## INSTRUCTIONS FOR THE TASK
Report, word for word, every line of the material that contains "this".

## RECORDED INFORMATION

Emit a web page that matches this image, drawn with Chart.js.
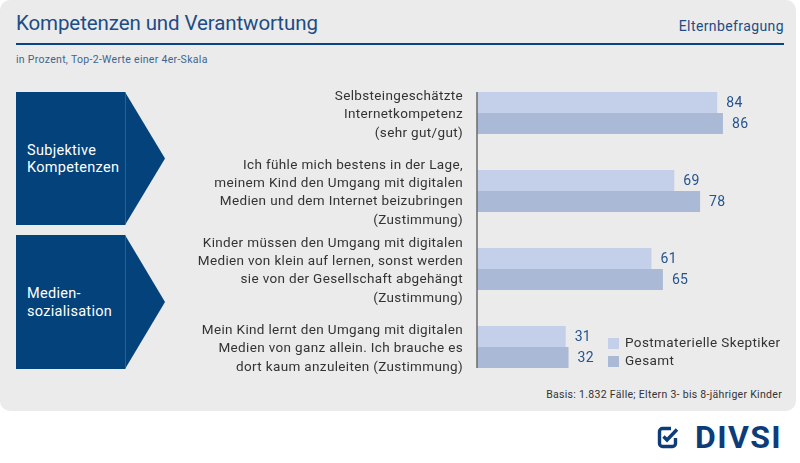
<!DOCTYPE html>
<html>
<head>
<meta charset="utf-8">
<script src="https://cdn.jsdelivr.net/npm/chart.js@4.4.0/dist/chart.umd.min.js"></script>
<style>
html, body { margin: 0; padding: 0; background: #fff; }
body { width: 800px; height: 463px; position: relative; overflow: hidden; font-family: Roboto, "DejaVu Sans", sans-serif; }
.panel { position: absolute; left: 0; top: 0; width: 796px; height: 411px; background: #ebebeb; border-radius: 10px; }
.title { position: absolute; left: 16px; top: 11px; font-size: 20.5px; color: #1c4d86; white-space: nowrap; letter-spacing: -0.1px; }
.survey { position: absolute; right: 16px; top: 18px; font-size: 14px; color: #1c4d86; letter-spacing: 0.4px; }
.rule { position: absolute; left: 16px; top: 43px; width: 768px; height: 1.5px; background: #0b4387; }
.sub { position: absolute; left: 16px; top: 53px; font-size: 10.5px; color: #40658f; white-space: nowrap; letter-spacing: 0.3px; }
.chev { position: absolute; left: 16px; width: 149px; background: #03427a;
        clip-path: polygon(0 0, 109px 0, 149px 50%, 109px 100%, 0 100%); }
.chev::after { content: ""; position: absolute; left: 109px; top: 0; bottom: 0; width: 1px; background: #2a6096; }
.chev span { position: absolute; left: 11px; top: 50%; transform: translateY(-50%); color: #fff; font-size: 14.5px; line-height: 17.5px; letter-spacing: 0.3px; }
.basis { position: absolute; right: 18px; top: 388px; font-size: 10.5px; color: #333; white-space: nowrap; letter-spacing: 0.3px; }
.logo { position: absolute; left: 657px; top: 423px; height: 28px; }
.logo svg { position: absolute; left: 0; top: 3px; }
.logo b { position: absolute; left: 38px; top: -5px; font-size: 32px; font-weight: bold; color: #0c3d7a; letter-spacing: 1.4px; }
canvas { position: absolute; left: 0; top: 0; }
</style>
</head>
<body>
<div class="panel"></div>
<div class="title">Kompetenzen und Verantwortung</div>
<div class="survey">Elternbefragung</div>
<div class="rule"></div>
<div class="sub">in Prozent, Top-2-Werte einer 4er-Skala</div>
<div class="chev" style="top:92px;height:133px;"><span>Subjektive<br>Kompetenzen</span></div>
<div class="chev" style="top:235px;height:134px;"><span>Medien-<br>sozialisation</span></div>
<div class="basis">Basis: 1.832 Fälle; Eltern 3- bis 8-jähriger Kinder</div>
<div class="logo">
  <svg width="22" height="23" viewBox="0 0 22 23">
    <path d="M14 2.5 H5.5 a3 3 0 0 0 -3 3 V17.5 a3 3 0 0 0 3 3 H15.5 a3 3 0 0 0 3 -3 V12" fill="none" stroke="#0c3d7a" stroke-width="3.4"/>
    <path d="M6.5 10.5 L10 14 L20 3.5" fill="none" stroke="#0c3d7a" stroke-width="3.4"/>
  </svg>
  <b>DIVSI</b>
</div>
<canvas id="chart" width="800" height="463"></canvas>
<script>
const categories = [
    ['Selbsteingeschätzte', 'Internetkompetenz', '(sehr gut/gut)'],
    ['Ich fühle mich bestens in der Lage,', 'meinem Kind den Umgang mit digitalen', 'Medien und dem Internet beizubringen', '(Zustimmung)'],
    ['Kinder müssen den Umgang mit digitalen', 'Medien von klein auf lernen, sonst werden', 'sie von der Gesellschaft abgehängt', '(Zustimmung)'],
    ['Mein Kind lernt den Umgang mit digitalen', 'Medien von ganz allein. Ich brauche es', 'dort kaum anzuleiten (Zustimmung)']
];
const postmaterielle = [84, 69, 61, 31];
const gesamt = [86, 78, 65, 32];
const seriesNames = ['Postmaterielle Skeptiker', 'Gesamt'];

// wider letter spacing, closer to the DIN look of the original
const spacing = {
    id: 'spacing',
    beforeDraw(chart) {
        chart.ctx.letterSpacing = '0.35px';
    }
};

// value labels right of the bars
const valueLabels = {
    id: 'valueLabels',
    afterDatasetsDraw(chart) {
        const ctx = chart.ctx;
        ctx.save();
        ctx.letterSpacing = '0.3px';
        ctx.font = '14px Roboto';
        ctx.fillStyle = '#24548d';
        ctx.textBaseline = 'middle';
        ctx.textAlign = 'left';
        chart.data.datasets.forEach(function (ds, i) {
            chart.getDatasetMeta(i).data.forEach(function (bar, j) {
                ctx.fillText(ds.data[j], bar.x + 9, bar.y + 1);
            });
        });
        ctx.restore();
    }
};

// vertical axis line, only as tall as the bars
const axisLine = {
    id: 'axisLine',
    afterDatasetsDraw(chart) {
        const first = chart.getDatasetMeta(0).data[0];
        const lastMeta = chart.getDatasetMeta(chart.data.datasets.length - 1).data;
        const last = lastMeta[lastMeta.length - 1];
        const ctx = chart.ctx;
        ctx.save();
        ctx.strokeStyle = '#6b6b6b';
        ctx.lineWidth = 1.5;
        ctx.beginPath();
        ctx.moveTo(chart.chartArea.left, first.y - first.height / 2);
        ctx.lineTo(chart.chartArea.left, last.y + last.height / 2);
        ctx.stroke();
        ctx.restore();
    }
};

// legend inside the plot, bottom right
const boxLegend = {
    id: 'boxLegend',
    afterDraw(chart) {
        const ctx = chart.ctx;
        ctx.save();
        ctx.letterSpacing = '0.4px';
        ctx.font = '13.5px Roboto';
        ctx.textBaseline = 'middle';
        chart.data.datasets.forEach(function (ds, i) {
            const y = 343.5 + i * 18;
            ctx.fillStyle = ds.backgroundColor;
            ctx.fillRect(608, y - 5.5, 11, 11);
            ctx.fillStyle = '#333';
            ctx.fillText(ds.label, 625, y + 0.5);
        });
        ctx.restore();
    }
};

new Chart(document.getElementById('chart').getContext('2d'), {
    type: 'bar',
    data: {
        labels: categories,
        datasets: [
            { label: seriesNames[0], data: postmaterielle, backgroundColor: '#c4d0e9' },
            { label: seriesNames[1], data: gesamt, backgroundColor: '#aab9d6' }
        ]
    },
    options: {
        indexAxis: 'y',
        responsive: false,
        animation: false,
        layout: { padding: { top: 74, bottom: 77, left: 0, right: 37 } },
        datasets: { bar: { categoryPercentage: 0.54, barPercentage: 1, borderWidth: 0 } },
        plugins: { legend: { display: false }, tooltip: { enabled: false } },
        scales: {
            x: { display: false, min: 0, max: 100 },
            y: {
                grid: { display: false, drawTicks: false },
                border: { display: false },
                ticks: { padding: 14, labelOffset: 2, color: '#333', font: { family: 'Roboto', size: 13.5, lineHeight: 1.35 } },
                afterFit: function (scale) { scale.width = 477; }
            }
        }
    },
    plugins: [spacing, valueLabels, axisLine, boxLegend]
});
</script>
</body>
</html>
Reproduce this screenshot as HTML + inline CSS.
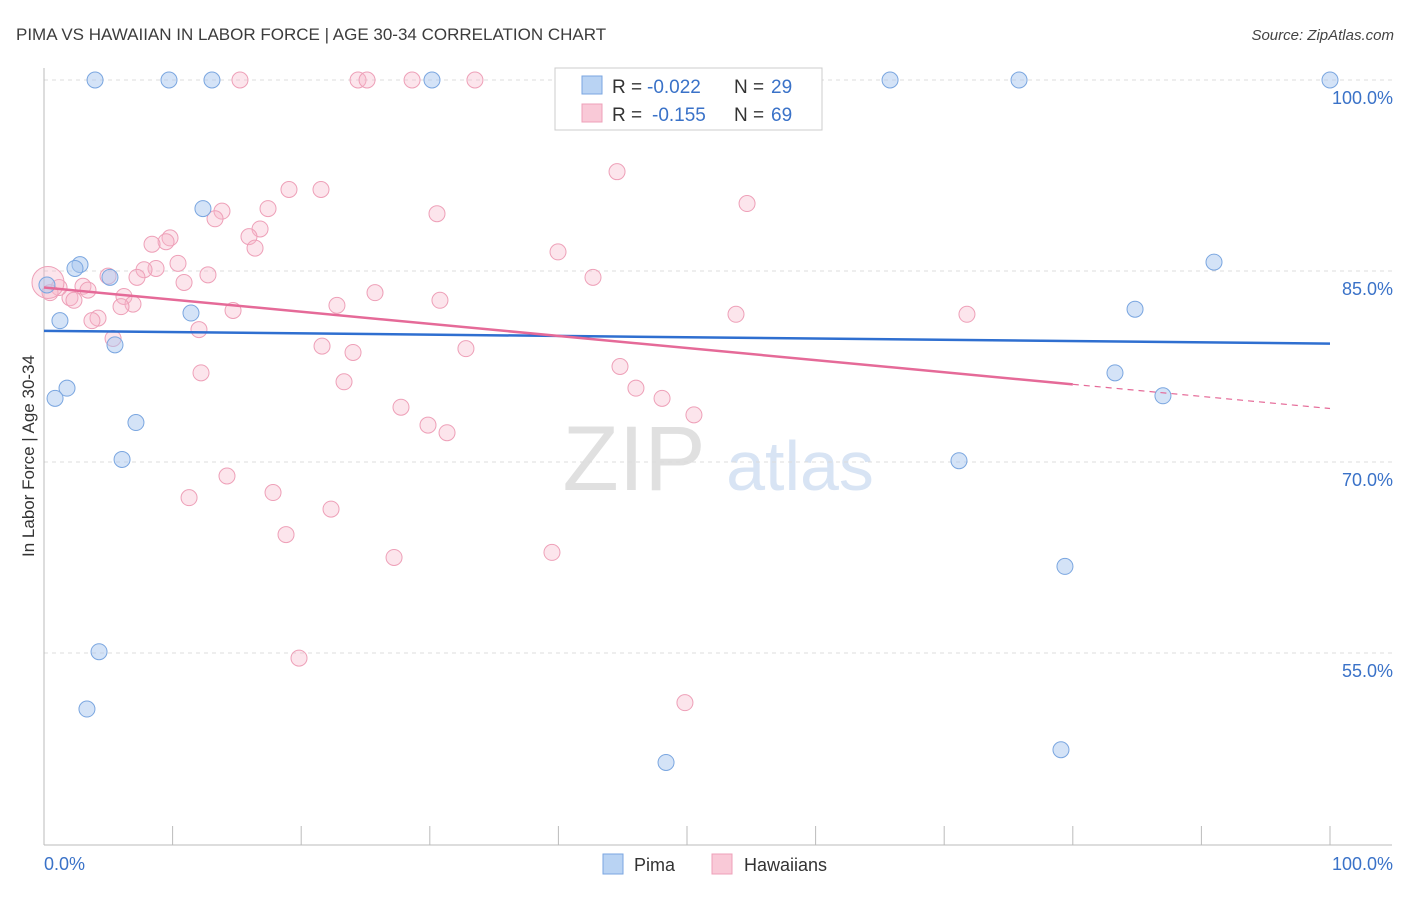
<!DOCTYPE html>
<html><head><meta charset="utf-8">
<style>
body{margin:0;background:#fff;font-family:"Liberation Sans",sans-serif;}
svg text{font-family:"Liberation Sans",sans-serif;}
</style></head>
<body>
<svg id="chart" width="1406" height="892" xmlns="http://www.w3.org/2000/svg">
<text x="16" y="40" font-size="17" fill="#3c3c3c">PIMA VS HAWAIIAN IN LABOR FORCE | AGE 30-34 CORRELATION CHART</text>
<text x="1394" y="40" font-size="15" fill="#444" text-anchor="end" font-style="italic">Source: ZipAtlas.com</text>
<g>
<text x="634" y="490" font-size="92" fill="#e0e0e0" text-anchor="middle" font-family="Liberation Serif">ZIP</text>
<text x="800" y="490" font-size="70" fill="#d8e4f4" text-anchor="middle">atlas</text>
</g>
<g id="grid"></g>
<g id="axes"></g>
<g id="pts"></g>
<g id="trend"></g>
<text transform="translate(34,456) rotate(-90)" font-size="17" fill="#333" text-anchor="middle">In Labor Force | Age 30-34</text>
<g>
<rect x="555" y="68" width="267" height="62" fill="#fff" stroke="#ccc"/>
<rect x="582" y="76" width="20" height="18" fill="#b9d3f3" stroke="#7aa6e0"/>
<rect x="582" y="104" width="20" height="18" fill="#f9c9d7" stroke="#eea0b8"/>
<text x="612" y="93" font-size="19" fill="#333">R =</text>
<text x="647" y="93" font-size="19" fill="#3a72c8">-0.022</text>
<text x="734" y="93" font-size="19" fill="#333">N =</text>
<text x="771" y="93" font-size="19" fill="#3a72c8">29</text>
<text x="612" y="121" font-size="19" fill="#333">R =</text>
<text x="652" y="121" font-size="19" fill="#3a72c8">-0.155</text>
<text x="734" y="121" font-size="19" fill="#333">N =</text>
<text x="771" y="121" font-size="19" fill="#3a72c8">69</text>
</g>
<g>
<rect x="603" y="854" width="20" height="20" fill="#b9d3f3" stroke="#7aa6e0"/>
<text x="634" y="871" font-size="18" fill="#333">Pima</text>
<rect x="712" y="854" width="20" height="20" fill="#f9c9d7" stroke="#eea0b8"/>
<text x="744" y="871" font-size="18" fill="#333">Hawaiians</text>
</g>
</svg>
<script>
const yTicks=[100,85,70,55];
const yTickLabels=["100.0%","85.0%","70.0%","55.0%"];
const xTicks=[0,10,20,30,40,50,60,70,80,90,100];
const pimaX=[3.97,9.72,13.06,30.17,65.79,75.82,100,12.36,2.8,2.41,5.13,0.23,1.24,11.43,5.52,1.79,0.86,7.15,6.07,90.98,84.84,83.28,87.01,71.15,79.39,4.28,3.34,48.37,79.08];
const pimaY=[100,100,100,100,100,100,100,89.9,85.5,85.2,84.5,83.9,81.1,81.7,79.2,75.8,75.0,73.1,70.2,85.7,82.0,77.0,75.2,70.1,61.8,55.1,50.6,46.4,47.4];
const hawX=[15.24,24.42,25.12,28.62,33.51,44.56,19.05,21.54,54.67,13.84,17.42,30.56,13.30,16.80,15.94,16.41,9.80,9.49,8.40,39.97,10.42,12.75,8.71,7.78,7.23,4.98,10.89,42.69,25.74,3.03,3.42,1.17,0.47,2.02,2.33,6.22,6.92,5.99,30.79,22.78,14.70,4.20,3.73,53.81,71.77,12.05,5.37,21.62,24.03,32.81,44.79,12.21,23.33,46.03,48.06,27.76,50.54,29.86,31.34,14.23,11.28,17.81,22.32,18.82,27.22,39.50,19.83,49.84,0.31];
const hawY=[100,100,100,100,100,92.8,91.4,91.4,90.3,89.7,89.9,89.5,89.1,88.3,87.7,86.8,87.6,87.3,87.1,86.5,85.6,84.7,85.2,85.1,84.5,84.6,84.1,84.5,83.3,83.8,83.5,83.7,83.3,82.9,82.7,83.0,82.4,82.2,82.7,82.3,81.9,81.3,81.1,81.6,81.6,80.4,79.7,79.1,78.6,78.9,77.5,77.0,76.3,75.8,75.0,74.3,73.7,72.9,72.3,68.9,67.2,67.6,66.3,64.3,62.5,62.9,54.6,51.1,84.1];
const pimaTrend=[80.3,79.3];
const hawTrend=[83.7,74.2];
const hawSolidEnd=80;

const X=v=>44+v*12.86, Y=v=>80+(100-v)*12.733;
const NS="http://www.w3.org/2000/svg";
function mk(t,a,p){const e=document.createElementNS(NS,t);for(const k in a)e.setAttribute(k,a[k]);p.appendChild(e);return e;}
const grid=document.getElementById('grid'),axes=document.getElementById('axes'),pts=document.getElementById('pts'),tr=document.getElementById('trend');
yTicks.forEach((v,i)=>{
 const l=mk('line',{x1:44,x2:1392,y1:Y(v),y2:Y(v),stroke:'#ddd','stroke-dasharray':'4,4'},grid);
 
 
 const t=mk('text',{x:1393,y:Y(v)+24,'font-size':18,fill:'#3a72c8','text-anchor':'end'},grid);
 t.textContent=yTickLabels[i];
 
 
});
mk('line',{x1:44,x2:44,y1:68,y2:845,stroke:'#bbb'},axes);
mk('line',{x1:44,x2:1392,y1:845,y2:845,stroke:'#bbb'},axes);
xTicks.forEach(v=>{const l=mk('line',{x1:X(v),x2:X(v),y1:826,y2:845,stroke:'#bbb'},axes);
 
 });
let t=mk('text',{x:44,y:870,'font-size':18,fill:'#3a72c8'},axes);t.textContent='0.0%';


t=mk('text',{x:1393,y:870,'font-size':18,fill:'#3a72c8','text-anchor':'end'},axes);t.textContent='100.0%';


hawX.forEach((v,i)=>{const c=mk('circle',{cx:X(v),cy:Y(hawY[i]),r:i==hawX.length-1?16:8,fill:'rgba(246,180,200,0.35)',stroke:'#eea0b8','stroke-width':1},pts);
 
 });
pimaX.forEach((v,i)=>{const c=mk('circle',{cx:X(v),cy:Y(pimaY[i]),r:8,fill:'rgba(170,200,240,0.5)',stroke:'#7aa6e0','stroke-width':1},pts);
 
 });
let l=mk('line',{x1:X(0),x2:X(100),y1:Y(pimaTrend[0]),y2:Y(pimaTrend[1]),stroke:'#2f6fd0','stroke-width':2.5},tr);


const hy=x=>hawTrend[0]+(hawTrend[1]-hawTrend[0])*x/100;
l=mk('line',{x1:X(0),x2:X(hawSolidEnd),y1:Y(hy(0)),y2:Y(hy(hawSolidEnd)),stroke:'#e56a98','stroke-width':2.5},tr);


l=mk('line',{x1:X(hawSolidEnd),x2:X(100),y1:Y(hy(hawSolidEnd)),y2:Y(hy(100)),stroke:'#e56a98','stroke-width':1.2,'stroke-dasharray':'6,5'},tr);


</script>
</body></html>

## THE REPLY
Emit a web page that matches this image, drawn with Chart.js.
Reproduce this screenshot as HTML + inline CSS.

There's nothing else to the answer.